Mink River, destined to become the quintessential, post-modern novel of Western Oregon life, embraces magical realism as the only brush possible to paint all the colors seen. Even though it takes place at the Coast rather than the Valley, City or High Desert, and is very embedded in the strata of the Pacific Marine ecosystem, its themes of timeless stories that live through generations and the changes that time works, is an everywhere theme, an anyplace kind of experience. Maybe that is one of the factors that makes Mink River so universal in spite of specific terms of unique place.
And the place becomes alive through the shamanistic compounding power of words, chants invoking the light, the seasons, the feel of air and touch, the contours of the mind, the beloved body and the beloved landscape, the animals, trees, and the sea and all of the sea. Love, death, pain and loss. Time and no time. Healing and no healing. And the celebration of people, human and other species. The plot weaves generations through Ireland, The First People’s NW Coast, and modern Neanwanka’s cultures, languages, and includes the point of view of Moses, the talking crow, who Doyle makes very believable. Really. Does this sound too good to be true? It ain’t! Check Mink River out. “The Department of Public Works” may never mean the same thing to your ears again. This book deserves to be read by every literate citizen, madman, madwoman and Pacific Northwesterner to become sooner than later the shared treasure that it already is. I was lucky to find a copy at the Eugene Public Library while it slowly circulates through the neighborhood book club, a cherished read.

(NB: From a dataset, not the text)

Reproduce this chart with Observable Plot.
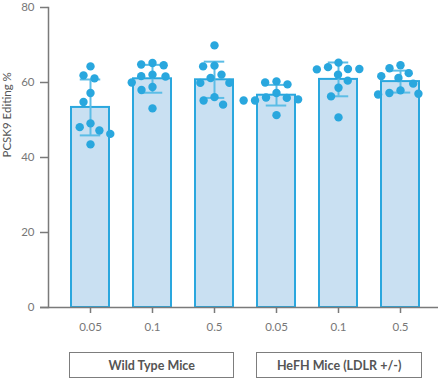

I can see conversations where people will argue with passion who is the most significant character. The dying old nun, the sad doctor, Mike the dilgent sheriff or Worried Man, the sculptor … or … There may be a festival with people coming as their favorite characters. I’d like to see Moses the crow costume. Bryan Doyle deserves a coast highway named after him, along with his memorable characters.